▸ **Task to carry out**
Copy the data that follows, character for character, minus the pictures.

* Start *

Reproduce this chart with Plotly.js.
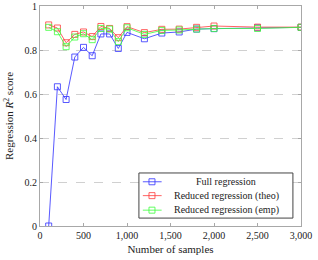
<!DOCTYPE html>
<html><head><meta charset="utf-8">
<script src="https://cdn.plot.ly/plotly-3.0.1.min.js"></script>
<style>html,body{margin:0;padding:0;background:#fff}#c{width:318px;height:260px}</style>
</head><body><div id="c"></div>
<script>
const samples = [100,200,300,400,500,600,700,800,900,1000,1200,1400,1600,1800,2000,2500,3000];
const fullReg = [0,0.633,0.575,0.768,0.812,0.774,0.873,0.873,0.807,0.880,0.851,0.877,0.882,0.895,0.897,0.901,0.903];
const redTheo = [0.914,0.900,0.833,0.871,0.882,0.861,0.907,0.898,0.856,0.906,0.879,0.894,0.895,0.903,0.909,0.904,0.904];
const redEmp  = [0.903,0.883,0.815,0.859,0.874,0.847,0.898,0.895,0.838,0.901,0.871,0.889,0.891,0.895,0.898,0.898,0.903];
const names = ['Full regression','Reduced regression (theo)','Reduced regression (emp)'];
const colors = ['rgba(60,60,255,0.85)','rgba(255,60,60,0.8)','rgba(60,255,60,0.8)'];
const series = [fullReg, redTheo, redEmp];
const font = 'Liberation Serif, serif';
const traces = series.map((s,i)=>({
  x: samples, y: s, name: names[i], type:'scatter', mode:'lines+markers',
  line:{color:colors[i], width:1}, showlegend:false,
  marker:{symbol:'square-open', size:6, color:colors[i], line:{width:1}}
}));
// custom legend (paper coordinates)
const lg = {x0:0.379, x1:0.969, y0:0.036, y1:0.241, rows:[0.201,0.138,0.072], lx0:0.394, lx1:0.466, mx:0.429, tx:0.713};
const shapes = [{type:'rect', xref:'paper', yref:'paper', x0:lg.x0, x1:lg.x1, y0:lg.y0, y1:lg.y1,
  line:{color:'#444', width:1}, fillcolor:'#fff', layer:'above'}];
const annotations = [];
names.forEach((n,i)=>{
  const y = lg.rows[i];
  shapes.push({type:'line', xref:'paper', yref:'paper', x0:lg.lx0, x1:lg.lx1, y0:y, y1:y,
    line:{color:colors[i], width:1}, layer:'above'});
  shapes.push({type:'rect', xref:'paper', yref:'paper', xsizemode:'pixel', ysizemode:'pixel',
    xanchor:lg.mx, yanchor:y, x0:-3, x1:3, y0:-3, y1:3, line:{color:colors[i], width:1},
    fillcolor:'rgba(0,0,0,0)', layer:'above'});
  annotations.push({xref:'paper', yref:'paper', x:lg.tx, y:y, text:n, showarrow:false,
    xanchor:'center', yanchor:'middle', font:{family:font, size:10, color:'#222'}});
});
const axisCommon = {showline:true, linecolor:'#a8a8a8', linewidth:1, mirror:'ticks',
  ticks:'inside', ticklen:3, tickcolor:'#a8a8a8', zeroline:false,
  tickfont:{family:font, size:10, color:'#222'}};
Plotly.newPlot('c', traces, {
  width:318, height:260,
  margin:{l:40, r:17, t:6, b:34},
  paper_bgcolor:'#fff', plot_bgcolor:'#fff',
  font:{family:font, size:10, color:'#222'},
  xaxis: Object.assign({}, axisCommon, {range:[0,3000], tickvals:[0,500,1000,1500,2000,2500,3000],
    tickformat:',', showgrid:false,
    title:{text:'Number of samples', font:{family:font, size:11}, standoff:5}}),
  yaxis: Object.assign({}, axisCommon, {range:[0,1], tickvals:[0,0.2,0.4,0.6,0.8,1],
    showgrid:true, gridcolor:'#d0d0d0', griddash:'dash', gridwidth:1,
    title:{text:'Regression <i>R</i><sup>2</sup> score', font:{family:font, size:11}, standoff:8}}),
  shapes: shapes, annotations: annotations,
  showlegend:false
}, {displayModeBar:false, staticPlot:true});
</script></body></html>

* End *

▸ **Final result**
Reproduce this chart with Plotly.js.
<!DOCTYPE html>
<html><head><meta charset="utf-8">
<script src="https://cdn.plot.ly/plotly-3.0.1.min.js"></script>
<style>html,body{margin:0;padding:0;background:#fff}#c{width:318px;height:260px}</style>
</head><body><div id="c"></div>
<script>
const samples = [100,200,300,400,500,600,700,800,900,1000,1200,1400,1600,1800,2000,2500,3000];
const fullReg = [0,0.633,0.575,0.768,0.812,0.774,0.873,0.873,0.807,0.880,0.851,0.877,0.882,0.895,0.897,0.901,0.903];
const redTheo = [0.914,0.900,0.833,0.871,0.882,0.861,0.907,0.898,0.856,0.906,0.879,0.894,0.895,0.903,0.909,0.904,0.904];
const redEmp  = [0.903,0.883,0.815,0.859,0.874,0.847,0.898,0.895,0.838,0.901,0.871,0.889,0.891,0.895,0.898,0.898,0.903];
const names = ['Full regression','Reduced regression (theo)','Reduced regression (emp)'];
const colors = ['rgba(60,60,255,0.85)','rgba(255,60,60,0.8)','rgba(60,255,60,0.8)'];
const series = [fullReg, redTheo, redEmp];
const font = 'Liberation Serif, serif';
const traces = series.map((s,i)=>({
  x: samples, y: s, name: names[i], type:'scatter', mode:'lines+markers',
  line:{color:colors[i], width:1}, showlegend:false,
  marker:{symbol:'square-open', size:6, color:colors[i], line:{width:1}}
}));
// custom legend (paper coordinates)
const lg = {x0:0.379, x1:0.969, y0:0.036, y1:0.241, rows:[0.201,0.138,0.072], lx0:0.394, lx1:0.466, mx:0.429, tx:0.713};
const shapes = [{type:'rect', xref:'paper', yref:'paper', x0:lg.x0, x1:lg.x1, y0:lg.y0, y1:lg.y1,
  line:{color:'#444', width:1}, fillcolor:'#fff', layer:'above'}];
const annotations = [];
names.forEach((n,i)=>{
  const y = lg.rows[i];
  shapes.push({type:'line', xref:'paper', yref:'paper', x0:lg.lx0, x1:lg.lx1, y0:y, y1:y,
    line:{color:colors[i], width:1}, layer:'above'});
  shapes.push({type:'rect', xref:'paper', yref:'paper', xsizemode:'pixel', ysizemode:'pixel',
    xanchor:lg.mx, yanchor:y, x0:-3, x1:3, y0:-3, y1:3, line:{color:colors[i], width:1},
    fillcolor:'rgba(0,0,0,0)', layer:'above'});
  annotations.push({xref:'paper', yref:'paper', x:lg.tx, y:y, text:n, showarrow:false,
    xanchor:'center', yanchor:'middle', font:{family:font, size:10, color:'#222'}});
});
const axisCommon = {showline:true, linecolor:'#a8a8a8', linewidth:1, mirror:'ticks',
  ticks:'inside', ticklen:3, tickcolor:'#a8a8a8', zeroline:false,
  tickfont:{family:font, size:10, color:'#222'}};
Plotly.newPlot('c', traces, {
  width:318, height:260,
  margin:{l:40, r:17, t:6, b:34},
  paper_bgcolor:'#fff', plot_bgcolor:'#fff',
  font:{family:font, size:10, color:'#222'},
  xaxis: Object.assign({}, axisCommon, {range:[0,3000], tickvals:[0,500,1000,1500,2000,2500,3000],
    tickformat:',', showgrid:false,
    title:{text:'Number of samples', font:{family:font, size:11}, standoff:5}}),
  yaxis: Object.assign({}, axisCommon, {range:[0,1], tickvals:[0,0.2,0.4,0.6,0.8,1],
    showgrid:true, gridcolor:'#d0d0d0', griddash:'dash', gridwidth:1,
    title:{text:'Regression <i>R</i><sup>2</sup> score', font:{family:font, size:11}, standoff:8}}),
  shapes: shapes, annotations: annotations,
  showlegend:false
}, {displayModeBar:false, staticPlot:true});
</script></body></html>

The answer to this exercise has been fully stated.